Review: Joy, Division: Hurricane Season Proves that Love Will Tear Us Apart Again, and Again

Hurricane Season

Written and directed by Sawyer Estes

Presented by Vernal & Sere Theatre at Theatre Row

410 W 42nd St, Manhattan, NYC

August 23-September 7, 2024

L to R: Sam R Ross, Pascal Portney, Erin Boswell, Melissa Rainey. Photo by Richard Termine
A storm is coming and there will be no shelter – no one will find quarter in Sawyer Estes’s visionary play Hurricane Season. This surrealist two-act marvel sees four lost souls drawn together by the digital drudgery of internet pornography only to collide in the corporeal: a journey from the Carolinas to Los Angeles/Amsterdam and then home again to what ultimately remains of the Carolinas. Though the titular hurricane would ostensibly hug the Gulf and Atlantic costs, the gyre widens, entropy inescapable, blowing across the globe.

Tom (Sam R Ross) and Anne (Melissa Rainey) are a middle-aged couple in the doldrums of a loveless marriage surrounded by a world of crises and tumult. He seemingly fills his time occupied with dual interests in porn and the stock market; she does the same with the more catastrophic news of the day (and also porn.) Both are wounded, possess a lacuna, and attempt fill the void first with said pornography, and then in the pursuit of the films’ featured performers – a journey which sends Tom to LA and actor Trevor (Pascal Portney) while Anne flees to Amsterdam and actress Alex (Erin Boswell). Who and what Tom and Anne find and ultimately bring back from their respective travels is unclear – are Trevor and Alex their younger doppelgangers? their children? new lovers? And in a production as dynamic, experimental and surrealistic as Estes’s, these recursive ambiguities fold over on themselves with seemingly no limit, the blurred definitions and stark dichotomies reflected in nearly every element of the production – script, sound direction, pacing, costuming, and set design.
L to R: Pascal Portney, Melissa Rainey, Erin Boswell, Sam R Ross. Photo by Richard Termine
All four performances are expert. Ross’s Tom, outfitted in khaki and a sometimes-bare chest, is played reserved, vulnerable, earnest.

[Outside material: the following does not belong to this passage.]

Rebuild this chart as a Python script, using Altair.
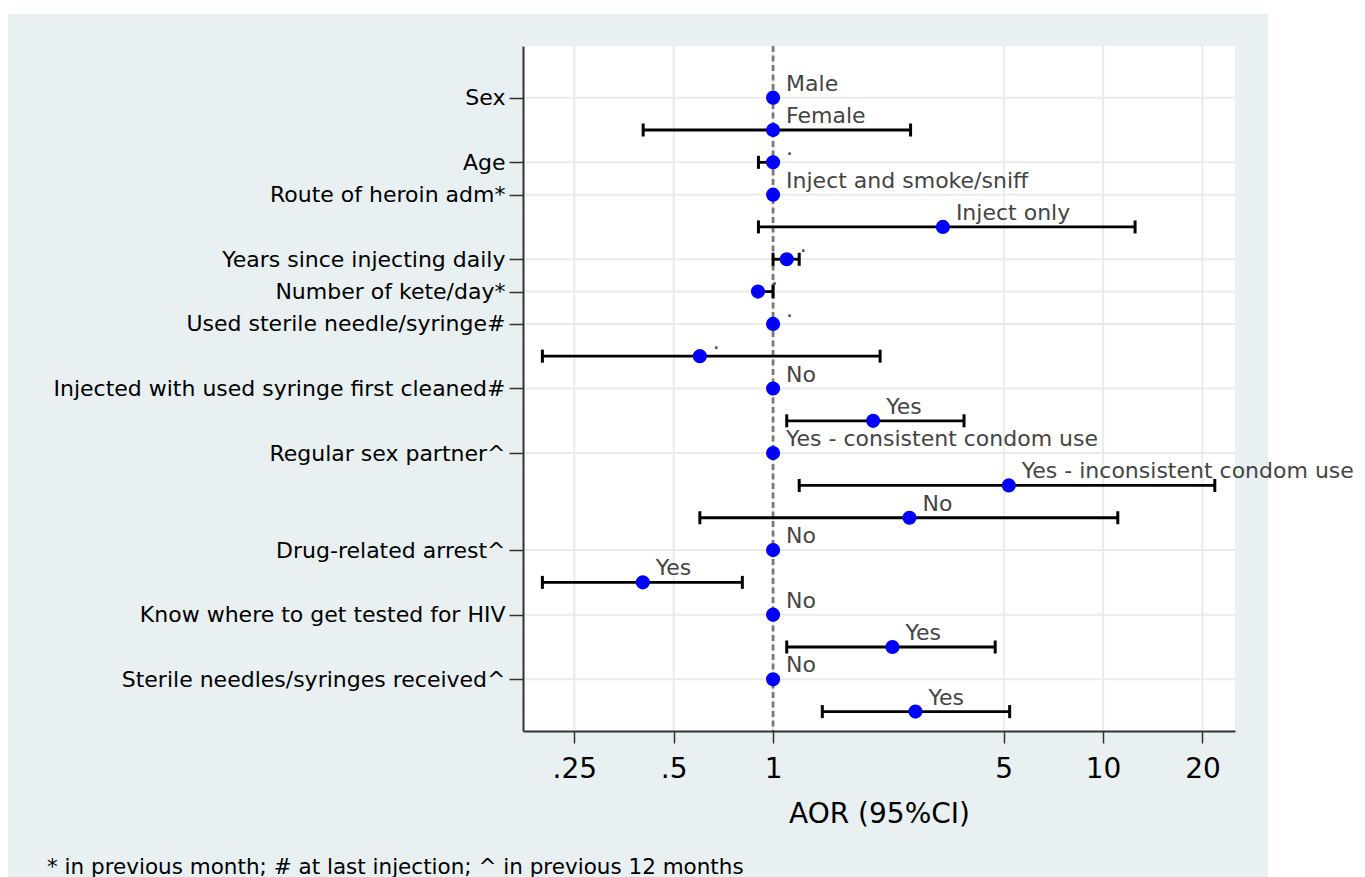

Rainey, giving American Gothic-cum-coastal Carolinas, is arresting, a nuanced display of the complexities of age, capturing a deep sense of yearning, fear, and a deep capacity for love. Their domestic dynamic, talking past and over each other, almost through each other, is pitch perfect.

Portney plays the often bathing-suit clad Trevor with an effortless cool and simmering darkness; one could hardly fault Tom (or anyone) for his transcontinental pursuit of this beauty and youth. Boswell’s Alex is a revelation in an over-large Unknown Pleasures t-shirt, commanding her scenes with vigor and vitriol.

The production demands quite a bit of this adept troupe, and fortunately they are in kind and competent hands. The actors are on stage the whole time, through the intermission like the titular storm, unabating. Estes’s script is tack-sharp, the sometimes dryly witty, sometimes cryptic lines showing and obscuring, inviting and challenging the audience all at once.
L to R: Pascal Portney, Melissa Rainey, Sam R Ross. Photo by Richard Termine
The set transforms along with the action, the characters, the hurricane. It all starts simply enough: the domestic banalities of a fireplace and computer desk and the awful warming glow of a laptop screen. These are rendered beyond their superficial innocuity, moving the setting and our characters into more unmoored and ambiguous space with the use of well-placed projections. These dynamic projections of stock tickers, the actors’ faces, alone, sometimes blending; the use of strobe; and appropriately chaotic sound design transport the audience across the globe and back again, and far from the reaches of realism. (Yet we too, like Anne, cannot escape the news of global catastrophe.)

The set transforms in act two as the storm has tracked through the Carolinas, trashing the home, pulling down a beloved tree, and pulling away the walls which seemingly separate the stage from backstage. The physical destruction and drywall-bare revelation holds the mirror up one last horrifying time: this time to pose (and ultimately leave unanswered) the question of whether or not Tom and Anne too have experienced an apocalyptic confrontation, nakedness and revelation in their sojourns for self across the globe and while coming home.